We cannot distinguish SJLP's alleged negligent failure to warn about or correct the dangerous condition of the beams in this case from the landowner's direct negligence in not correcting an unsafe brick wall which fell on the employee in Matteuzzi, from the latent danger created by the high-voltage wire involved in the accident in State ex rel. Anheuser-Busch, Inc. v. Mummert, 887 S.W.2d 736, 738 (Mo.App.1994), or from the latent danger posed by the defectively weak bolts which caused the steel structure to fall in Horner v. Hammons, 916 S.W.2d 810, 814 (Mo.App.1995). Yet, in Matteuzzi, Anheuser-Busch, and Horner, the landowner was not held liable because it did not control the details of the work. This is the rule we must apply in this case, also.

By so holding we do not, as Mr. Gillespie suggests, reverse Missouri's prior adoption of Section 343. What Section 343 states is simply the general rule making a landowner liable to invitees on its land, however. Zueck, Matteuzzi, and the other cases discussed above implicitly or explicitly acknowledged the principles set out in Section 343 by noting the general rule in Missouri is that a *379 landowner is liable for injuries to invitees. Despite their recognition of that general rule, however, these cases have held that landowners are not liable for injuries to employees of independent contractors, even if the landowners were directly negligent, if the employer of the injured employee is liable for workers' compensation.

We can only reconcile all of the above principles by holding that Zueck and related cases have carved out exceptions to Section 343's rule governing premises liability to invitees. Our obligation is to determine whether those exceptions apply here by determining whether SJLP's conduct rose to the level of "controlling the physical activities" of Mr. Gillespie's work or "the details of the manner in which the work is done." Owens, 866 S.W.2d at 134.

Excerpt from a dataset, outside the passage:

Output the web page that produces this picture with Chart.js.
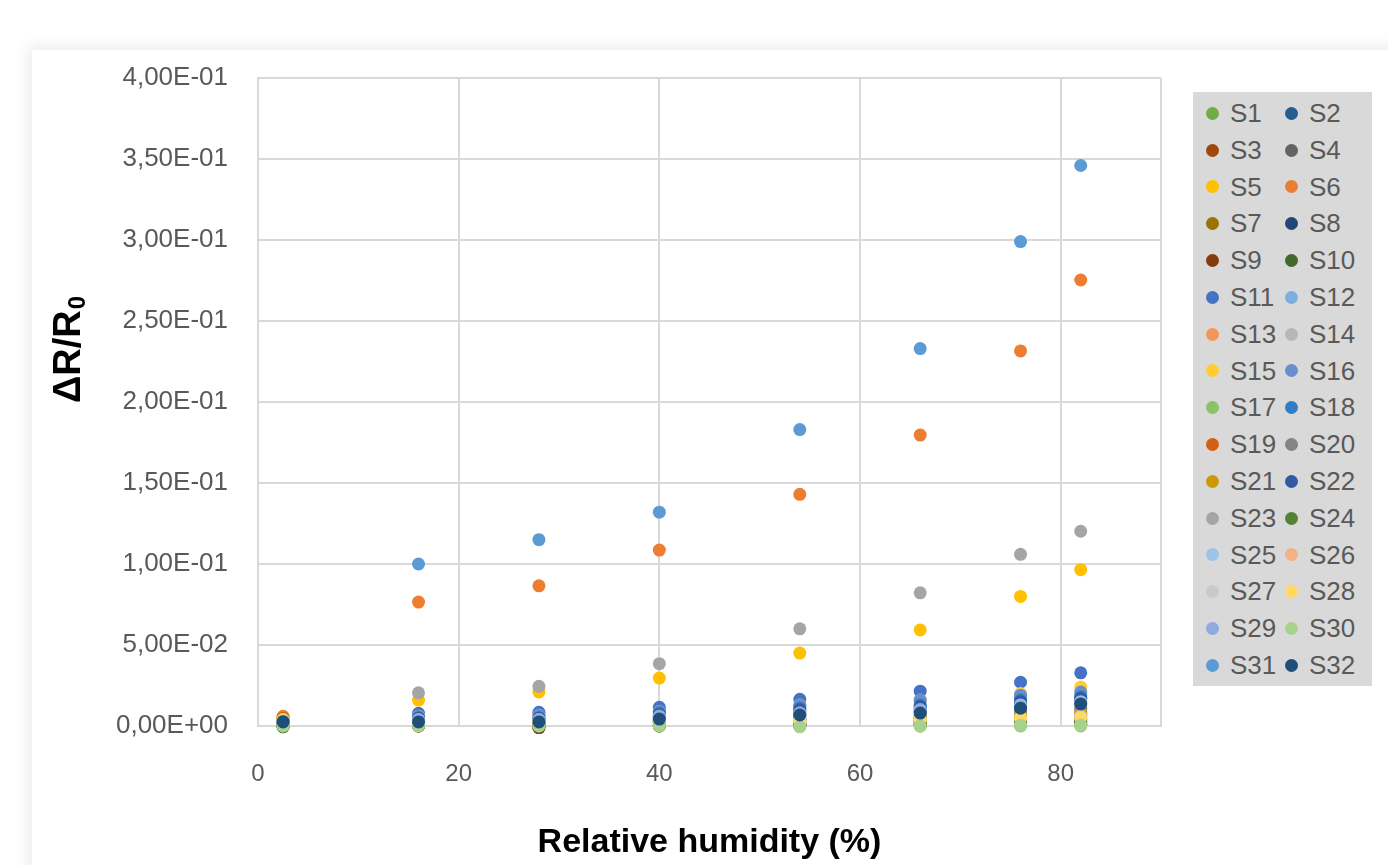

SJLP's conduct does not rise to this level. SJLP did not supervise the work, did not control the physical activities of Mr. Gillespie or of Progressive's other workers, and did not control the details of the job. It does not have any expertise in laying computer cable and did not tell Progressive how the job should be done, although Mr. Uzynski, an employee of SJLP, testified that he realized Progressive would probably place the cable on the beam because other wires had previously been placed there. This is not enough to show the kind of control required by Zueck and its progeny.

For these reasons, we hold that SJLP cannot be held liable for Mr. Gillespie's injuries. Accordingly, the judgment below is reversed and the case remanded for entry of judgment notwithstanding the verdict in favor of SJLP.

ALL CONCUR.

NOTES

[1] Because of our resolution of this issue, we need not reach the other issues raised by SJLP on appeal.